3. An expired domain or SSL certificate
Domains and certificates renew on a date you forgot about. When one lapses, visitors get a scary security warning or the site simply stops resolving. Completely avoidable, and yet incredibly common.
4. A bad deploy or code change
You push an update, a plugin conflicts, or a config change has a typo, and the site breaks. This is exactly why a monitor is so useful right after any change: you find out in minutes, not when a customer complains.
5. DNS misconfiguration
DNS is what points your domain at your server. A wrong record, a change that hasn't propagated yet, or a DNS provider outage can take your site down even though the server itself is perfectly fine.

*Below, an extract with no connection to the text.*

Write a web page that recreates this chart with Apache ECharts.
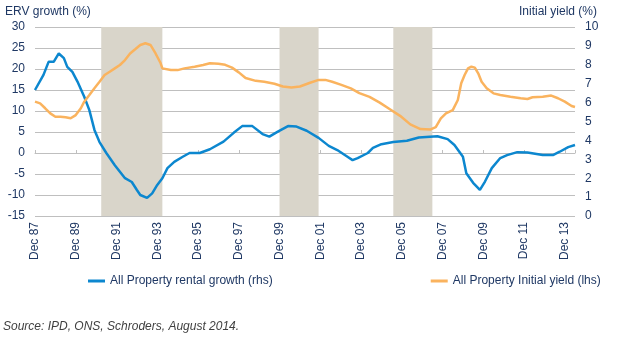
<!DOCTYPE html>
<html>
<head>
<meta charset="utf-8">
<script src="https://cdn.jsdelivr.net/npm/echarts@6/dist/echarts.min.js"></script>
<style>
html,body{margin:0;padding:0;background:#fff;}
#chart{width:632px;height:339px;}
</style>
</head>
<body>
<div id="chart"></div>
<script>
// ---- data ----
const tickLabels = ['Dec 87','Dec 89','Dec 91','Dec 93','Dec 95','Dec 97','Dec 99','Dec 01','Dec 03','Dec 05','Dec 07','Dec 09','Dec 11','Dec 13'];

// All Property rental (ERV) growth, % (left axis)
const growthDates = ['1987-12','1988-05','1988-08','1988-11','1989-02','1989-05','1989-07','1989-10','1990-01','1990-05','1990-08','1990-11','1991-02','1991-06','1991-11','1992-05','1992-09','1992-12','1993-02','1993-06','1993-09','1993-12','1994-03','1994-06','1994-10','1995-03','1995-07','1996-01','1996-07','1997-03','1997-09','1998-02','1998-08','1999-02','1999-06','1999-11','2000-05','2000-10','2001-04','2001-11','2002-05','2002-10','2003-04','2003-07','2003-10','2004-04','2004-07','2004-12','2005-07','2006-03','2006-10','2007-09','2008-03','2008-07','2008-12','2009-02','2009-06','2009-10','2010-01','2010-05','2010-10','2011-02','2011-08','2012-02','2012-11','2013-05','2013-09','2014-02','2014-06'];
const growthValues = [15,18.6,21.7,21.7,23.7,22.6,20.5,19.3,17,13.4,10.2,5.5,2.6,0,-2.9,-6,-6.9,-8.8,-10,-10.7,-9.6,-7.6,-6,-3.6,-2.1,-0.9,0,0,0.9,2.7,4.8,6.4,6.4,4.5,3.9,5.1,6.4,6.3,5.3,3.6,1.7,0.7,-0.9,-1.7,-1.2,0,1.2,2.1,2.6,2.9,3.7,4.0,3.3,1.9,-0.9,-4.8,-7.1,-8.8,-6.8,-3.6,-1.2,-0.5,0.2,0.1,-0.5,-0.5,0.3,1.4,1.9];

// All Property initial yield, % (right axis)
const yieldDates = ['1987-12','1988-03','1988-06','1988-09','1988-12','1989-03','1989-06','1989-09','1989-12','1990-03','1990-05','1990-08','1990-11','1991-02','1991-05','1991-08','1991-11','1992-02','1992-05','1992-08','1992-11','1993-02','1993-05','1993-08','1993-11','1994-02','1994-03','1994-08','1994-12','1995-04','1995-10','1996-03','1996-07','1996-12','1997-04','1997-08','1997-12','1998-04','1998-10','1999-03','1999-09','2000-02','2000-07','2000-12','2001-06','2001-11','2002-03','2002-07','2002-12','2003-06','2003-11','2004-05','2004-11','2005-05','2005-11','2006-05','2006-11','2007-05','2007-08','2007-11','2008-02','2008-06','2008-09','2008-11','2009-01','2009-03','2009-05','2009-07','2009-09','2009-11','2010-02','2010-06','2010-10','2011-04','2011-10','2012-02','2012-05','2012-11','2013-04','2013-08','2013-12','2014-04','2014-06'];
const yieldValues = [6.05,5.96,5.7,5.43,5.25,5.25,5.22,5.17,5.34,5.7,6.05,6.4,6.76,7.1,7.46,7.63,7.81,7.99,8.25,8.6,8.82,9.05,9.14,9.05,8.6,8.08,7.81,7.72,7.72,7.81,7.9,7.99,8.08,8.05,8.0,7.85,7.6,7.3,7.15,7.1,7.0,6.85,6.8,6.85,7.05,7.2,7.2,7.1,6.95,6.75,6.5,6.3,6.0,5.65,5.3,4.85,4.6,4.58,4.7,5.17,5.43,5.6,6.14,7.02,7.46,7.81,7.9,7.85,7.55,7.1,6.76,6.49,6.4,6.31,6.23,6.19,6.28,6.31,6.37,6.23,6.05,5.82,5.77];

// shaded periods
const bandStarts = ['1991-03','1999-12','2005-07'];
const bandEnds   = ['1994-03','2001-11','2007-06'];

const firstMonth = '1987-12';
const lastMonth = '2014-06';

// ---- helpers ----
function monthIndex(s){
  const p = s.split('-').map(Number);
  const b = firstMonth.split('-').map(Number);
  return (p[0]-b[0])*12 + (p[1]-b[1]);
}
function pairs(dates, vals){ return dates.map((d,i)=>[monthIndex(d), vals[i]]); }

const NAVY = '#1F3864';
const GRID = '#BFBFBF';
const FONT = 'Liberation Sans, Arial, sans-serif';
const xMax = monthIndex(lastMonth);

const chart = echarts.init(document.getElementById('chart'), null, {renderer:'canvas'});
chart.setOption({
  animation:false,
  textStyle:{fontFamily:FONT},
  title:[
    {text:'ERV growth (%)', left:5, top:6, padding:0, textStyle:{fontSize:12, fontWeight:'normal', color:NAVY, fontFamily:FONT}},
    {text:'Initial yield (%)', right:35, top:6, padding:0, textStyle:{fontSize:12, fontWeight:'normal', color:NAVY, fontFamily:FONT}}
  ],
  grid:{left:35, right:57, top:27, bottom:123, containLabel:false},
  legend:{
    left:88, top:275, padding:0, itemGap:158, itemWidth:17, itemHeight:3, icon:'rect',
    data:['All Property rental growth (rhs)','All Property Initial yield (lhs)'],
    textStyle:{fontSize:12, color:NAVY, fontFamily:FONT}
  },
  xAxis:[
    {type:'value', min:0, max:xMax, interval:24, position:'bottom',
     axisLine:{show:false, onZero:false}, axisTick:{show:false}, splitLine:{show:false},
     axisLabel:{rotate:90, margin:6, fontSize:12, color:NAVY, fontFamily:FONT,
       showMaxLabel:false,
       formatter:function(v){ return (v%24===0 && tickLabels[v/24]) ? tickLabels[v/24] : ''; }}},
    {type:'value', min:0, max:xMax, interval:24, position:'bottom',
     axisLine:{show:true, onZero:true, onZeroAxisIndex:0, lineStyle:{color:GRID, width:1}},
     axisTick:{show:true, inside:true, length:3, lineStyle:{color:GRID}},
     axisLabel:{show:false}, splitLine:{show:false}}
  ],
  yAxis:[
    {type:'value', min:-15, max:30, interval:5, position:'left',
     axisLine:{show:false}, axisTick:{show:false},
     splitLine:{show:true, lineStyle:{color:GRID, width:1}},
     axisLabel:{fontSize:12, color:NAVY, margin:10, fontFamily:FONT}},
    {type:'value', min:0, max:10, interval:1, position:'right',
     axisLine:{show:false}, axisTick:{show:false}, splitLine:{show:false},
     axisLabel:{fontSize:12, color:NAVY, margin:10, fontFamily:FONT}}
  ],
  series:[
    {type:'line', name:'bands', data:[], xAxisIndex:0, yAxisIndex:0, z:1, silent:true,
     markArea:{silent:true, itemStyle:{color:'#D9D5CA'},
       data: bandStarts.map((s,i)=>[{xAxis:monthIndex(s)},{xAxis:monthIndex(bandEnds[i])}])}},
    {type:'line', name:'All Property rental growth (rhs)', data:pairs(growthDates, growthValues),
     xAxisIndex:0, yAxisIndex:0, showSymbol:false, symbol:'none', smooth:false, z:3,
     lineStyle:{color:'#0C87CF', width:2.5}, itemStyle:{color:'#0C87CF'}},
    {type:'line', name:'All Property Initial yield (lhs)', data:pairs(yieldDates, yieldValues),
     xAxisIndex:0, yAxisIndex:1, showSymbol:false, symbol:'none', smooth:false, z:4,
     lineStyle:{color:'#FAB35E', width:2.5}, itemStyle:{color:'#FAB35E'}}
  ],
  graphic:[
    {type:'text', left:3, top:321,
     style:{text:'Source: IPD, ONS, Schroders, August 2014.', fill:'#404040',
            font:'italic 12px Liberation Sans, Arial, sans-serif'}}
  ]
});
</script>
</body>
</html>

6. Third-party dependencies
Modern sites lean on external services: a payment gateway, a CDN, an API. When one of those fails, part or all of your site can fail with it, through no fault of your own code.
7. Attacks
A DDoS attack floods your server with fake traffic until it can't serve real visitors. Smaller sites get hit more often than people think, usually as collateral rather than a targeted attack.
The common thread: you need to know fast
Notice what all seven have in common. None of them announce themselves. Your site just stops working, and unless you happen to visit it, you won't know. That's the real problem with downtime: not that it happens, but that it happens silently.
The fix is simple. A free uptime monitor checks your site around the clock and emails you the second it goes down, so you're the first to know instead of the last. New to it? Here's how to monitor your website uptime for free.
You can't prevent every outage. But you can make sure none of them go unnoticed.